**STATED GOAL**
Take the material below and retype it in full; pictures are left out.

----------

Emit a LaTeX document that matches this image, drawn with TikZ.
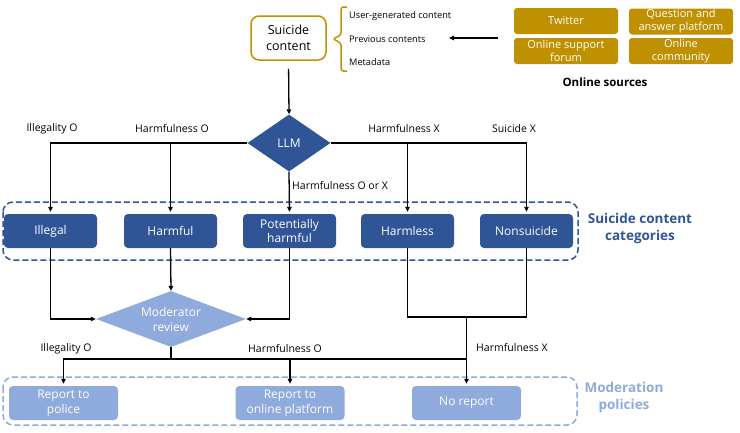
\documentclass[tikz,border=0pt]{standalone}
\usepackage{fontspec}
\setmainfont{Open Sans}
\usetikzlibrary{shapes.geometric,arrows.meta}
\definecolor{gold}{HTML}{BF9000}
\definecolor{dblue}{HTML}{2F5597}
\definecolor{lblue}{HTML}{8FAADC}
\tikzset{
  arr/.style={draw=black,line width=1.3pt,-{Triangle[length=5pt,width=4.5pt]}},
  ln/.style={draw=black,line width=1.3pt},
  goldbox/.style={rectangle,rounded corners=3pt,fill=gold,text=white,minimum width=104pt,minimum height=26pt,inner sep=0pt,align=center,font=\fontsize{11}{13}\selectfont},
  catbox/.style={rectangle,rounded corners=4pt,fill=dblue,text=white,minimum width=93pt,minimum height=34pt,inner sep=0pt,align=center,font=\fontsize{12}{14.5}\selectfont},
  modbox/.style={rectangle,rounded corners=4pt,fill=lblue,text=white,minimum width=109pt,minimum height=34pt,inner sep=0pt,align=center,font=\fontsize{12}{14.5}\selectfont},
  lbl/.style={font=\fontsize{10.5}{12}\selectfont,inner sep=0pt},
  small/.style={font=\fontsize{9.2}{10}\selectfont,inner sep=0pt,anchor=west},
  grp/.style={rounded corners=10pt,line width=1.5pt,dash pattern=on 6pt off 3pt},
}
\begin{document}
\begin{tikzpicture}[x=1pt,y=-1pt]
\useasboundingbox (0,0) rectangle (740,432);
% Suicide content
\node[draw=gold,line width=1.5pt,rounded corners=8pt,fill=white,minimum width=75pt,minimum height=44pt,inner sep=0pt,align=center,font=\fontsize{12.5}{16}\selectfont] (sc) at (288.5,38) {Suicide\\content};
% brace
\draw[gold,line width=1.5pt,rounded corners=2.5pt] (347,7) -- (341,7) -- (341,35) -- (333,39) -- (341,43) -- (341,71) -- (347,71);
\node[small] (ugc) at (349,16) {User-generated content};
\node[small] (prev) at (349,39) {Previous contents};
\node[small] (meta) at (349,62) {Metadata};
\coordinate (srcin) at (498,38);
\coordinate (srcout) at (449,38);
\draw[arr] (srcin) -- (srcout);
% online sources
\node[goldbox] (tw) at (566,21) {Twitter};
\node[goldbox] (qa) at (681,21.5) {Question and\\answer platform};
\node[goldbox] (osf) at (566,51) {Online support\\forum};
\node[goldbox] (oc) at (681,51) {Online\\community};
\node[font=\fontsize{11.5}{13}\selectfont\bfseries,inner sep=0pt] (os) at (605,82) {Online sources};
% LLM
\node[diamond,fill=dblue,text=white,minimum width=83pt,minimum height=57pt,inner sep=0pt,aspect=1.45,font=\fontsize{12}{14}\selectfont] (llm) at (289,143) {LLM};
% categories
\node[catbox] (ill) at (50.5,231) {Illegal};
\node[catbox] (harm) at (170.5,231) {Harmful};
\node[catbox] (pot) at (289.5,231) {Potentially\\harmful};
\node[catbox] (hless) at (407.5,231) {Harmless};
\node[catbox] (nons) at (526.5,231) {Nonsuicide};
\draw[dblue,grp] (3,202) rectangle (578,260);
\node[text=dblue,font=\fontsize{13.5}{17}\selectfont\bfseries,align=center,inner sep=0pt] (catlbl) at (640,228) {Suicide content\\categories};
% moderator
\node[diamond,fill=lblue,text=white,minimum width=150pt,minimum height=56pt,inner sep=0pt,aspect=2.6,align=center,font=\fontsize{12}{15}\selectfont] (mod) at (171,319) {Moderator\\review};
% policies
\node[modbox] (pol) at (63.5,403) {Report to\\police};
\node[modbox] (plat) at (290,403) {Report to\\online platform};
\node[modbox] (nr) at (466.5,403) {No report};
\draw[lblue,grp] (3,377) rectangle (577,425);
\node[text=lblue,font=\fontsize{13.5}{17}\selectfont\bfseries,align=center,inner sep=0pt] (modlbl) at (624,397) {Moderation\\policies};
% connectors
\draw[arr,shorten <=8pt] (sc.south) -- (llm.north);
\draw[arr,shorten >=2pt] (llm.west) -| (ill.north);
\draw[arr,shorten >=2pt] (llm.west) -| (harm.north);
\draw[arr,shorten >=2pt] (llm.south) -- (pot.north);
\draw[arr,shorten >=2pt] (llm.east) -| (hless.north);
\draw[arr,shorten >=2pt] (llm.east) -| (nons.north);
\draw[arr] (ill.south) |- (mod.west);
\draw[arr] (harm.south) -- (mod.north);
\draw[arr] (pot.south) |- (mod.east);
\coordinate (j1) at (171,359);
\coordinate (j2) at (466.5,317);
\draw[ln] (mod.south) -- (j1);
\draw[arr,shorten >=2pt] (j1) -| (pol.north);
\draw[arr,shorten >=2pt] (j1) -| (plat.north);
\draw[ln] (j1) -- (j1 -| nr.north);
\draw[ln] (hless.south) |- (j2);
\draw[ln] (nons.south) |- (j2);
\draw[arr,shorten >=2pt] (j2) -- (nr.north);
% labels
\node[lbl] (l1) at (52,129) {Illegality O};
\node[lbl] (l2) at (172,129) {Harmfulness O};
\node[lbl,anchor=west] (l3) at (292,186) {Harmfulness O or X};
\node[lbl] (l4) at (404,129) {Harmfulness X};
\node[lbl] (l5) at (514,129) {Suicide X};
\node[lbl] (l6) at (66,349) {Illegality O};
\node[lbl] (l7) at (285,349) {Harmfulness O};
\node[lbl,anchor=west] (l8) at (476,348) {Harmfulness X};
\end{tikzpicture}
\end{document}
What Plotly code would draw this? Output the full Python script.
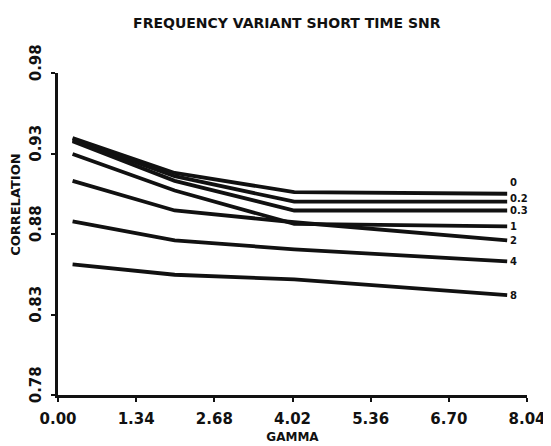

----------

**TASK RESULT**
Emit a LaTeX document that matches this image, drawn with TikZ.
\documentclass[tikz,border=0pt]{standalone}
\usepackage{fontspec}
\setmainfont{Open Sans}
\usetikzlibrary{shapes.geometric,arrows.meta}
\definecolor{gold}{HTML}{BF9000}
\definecolor{dblue}{HTML}{2F5597}
\definecolor{lblue}{HTML}{8FAADC}
\tikzset{
  arr/.style={draw=black,line width=1.3pt,-{Triangle[length=5pt,width=4.5pt]}},
  ln/.style={draw=black,line width=1.3pt},
  goldbox/.style={rectangle,rounded corners=3pt,fill=gold,text=white,minimum width=104pt,minimum height=26pt,inner sep=0pt,align=center,font=\fontsize{11}{13}\selectfont},
  catbox/.style={rectangle,rounded corners=4pt,fill=dblue,text=white,minimum width=93pt,minimum height=34pt,inner sep=0pt,align=center,font=\fontsize{12}{14.5}\selectfont},
  modbox/.style={rectangle,rounded corners=4pt,fill=lblue,text=white,minimum width=109pt,minimum height=34pt,inner sep=0pt,align=center,font=\fontsize{12}{14.5}\selectfont},
  lbl/.style={font=\fontsize{10.5}{12}\selectfont,inner sep=0pt},
  small/.style={font=\fontsize{9.2}{10}\selectfont,inner sep=0pt,anchor=west},
  grp/.style={rounded corners=10pt,line width=1.5pt,dash pattern=on 6pt off 3pt},
}
\begin{document}
\begin{tikzpicture}[x=1pt,y=-1pt]
\useasboundingbox (0,0) rectangle (740,432);
% Suicide content
\node[draw=gold,line width=1.5pt,rounded corners=8pt,fill=white,minimum width=75pt,minimum height=44pt,inner sep=0pt,align=center,font=\fontsize{12.5}{16}\selectfont] (sc) at (288.5,38) {Suicide\\content};
% brace
\draw[gold,line width=1.5pt,rounded corners=2.5pt] (347,7) -- (341,7) -- (341,35) -- (333,39) -- (341,43) -- (341,71) -- (347,71);
\node[small] (ugc) at (349,16) {User-generated content};
\node[small] (prev) at (349,39) {Previous contents};
\node[small] (meta) at (349,62) {Metadata};
\coordinate (srcin) at (498,38);
\coordinate (srcout) at (449,38);
\draw[arr] (srcin) -- (srcout);
% online sources
\node[goldbox] (tw) at (566,21) {Twitter};
\node[goldbox] (qa) at (681,21.5) {Question and\\answer platform};
\node[goldbox] (osf) at (566,51) {Online support\\forum};
\node[goldbox] (oc) at (681,51) {Online\\community};
\node[font=\fontsize{11.5}{13}\selectfont\bfseries,inner sep=0pt] (os) at (605,82) {Online sources};
% LLM
\node[diamond,fill=dblue,text=white,minimum width=83pt,minimum height=57pt,inner sep=0pt,aspect=1.45,font=\fontsize{12}{14}\selectfont] (llm) at (289,143) {LLM};
% categories
\node[catbox] (ill) at (50.5,231) {Illegal};
\node[catbox] (harm) at (170.5,231) {Harmful};
\node[catbox] (pot) at (289.5,231) {Potentially\\harmful};
\node[catbox] (hless) at (407.5,231) {Harmless};
\node[catbox] (nons) at (526.5,231) {Nonsuicide};
\draw[dblue,grp] (3,202) rectangle (578,260);
\node[text=dblue,font=\fontsize{13.5}{17}\selectfont\bfseries,align=center,inner sep=0pt] (catlbl) at (640,228) {Suicide content\\categories};
% moderator
\node[diamond,fill=lblue,text=white,minimum width=150pt,minimum height=56pt,inner sep=0pt,aspect=2.6,align=center,font=\fontsize{12}{15}\selectfont] (mod) at (171,319) {Moderator\\review};
% policies
\node[modbox] (pol) at (63.5,403) {Report to\\police};
\node[modbox] (plat) at (290,403) {Report to\\online platform};
\node[modbox] (nr) at (466.5,403) {No report};
\draw[lblue,grp] (3,377) rectangle (577,425);
\node[text=lblue,font=\fontsize{13.5}{17}\selectfont\bfseries,align=center,inner sep=0pt] (modlbl) at (624,397) {Moderation\\policies};
% connectors
\draw[arr,shorten <=8pt] (sc.south) -- (llm.north);
\draw[arr,shorten >=2pt] (llm.west) -| (ill.north);
\draw[arr,shorten >=2pt] (llm.west) -| (harm.north);
\draw[arr,shorten >=2pt] (llm.south) -- (pot.north);
\draw[arr,shorten >=2pt] (llm.east) -| (hless.north);
\draw[arr,shorten >=2pt] (llm.east) -| (nons.north);
\draw[arr] (ill.south) |- (mod.west);
\draw[arr] (harm.south) -- (mod.north);
\draw[arr] (pot.south) |- (mod.east);
\coordinate (j1) at (171,359);
\coordinate (j2) at (466.5,317);
\draw[ln] (mod.south) -- (j1);
\draw[arr,shorten >=2pt] (j1) -| (pol.north);
\draw[arr,shorten >=2pt] (j1) -| (plat.north);
\draw[ln] (j1) -- (j1 -| nr.north);
\draw[ln] (hless.south) |- (j2);
\draw[ln] (nons.south) |- (j2);
\draw[arr,shorten >=2pt] (j2) -- (nr.north);
% labels
\node[lbl] (l1) at (52,129) {Illegality O};
\node[lbl] (l2) at (172,129) {Harmfulness O};
\node[lbl,anchor=west] (l3) at (292,186) {Harmfulness O or X};
\node[lbl] (l4) at (404,129) {Harmfulness X};
\node[lbl] (l5) at (514,129) {Suicide X};
\node[lbl] (l6) at (66,349) {Illegality O};
\node[lbl] (l7) at (285,349) {Harmfulness O};
\node[lbl,anchor=west] (l8) at (476,348) {Harmfulness X};
\end{tikzpicture}
\end{document}
What Plotly code would draw this? Output the full Python script.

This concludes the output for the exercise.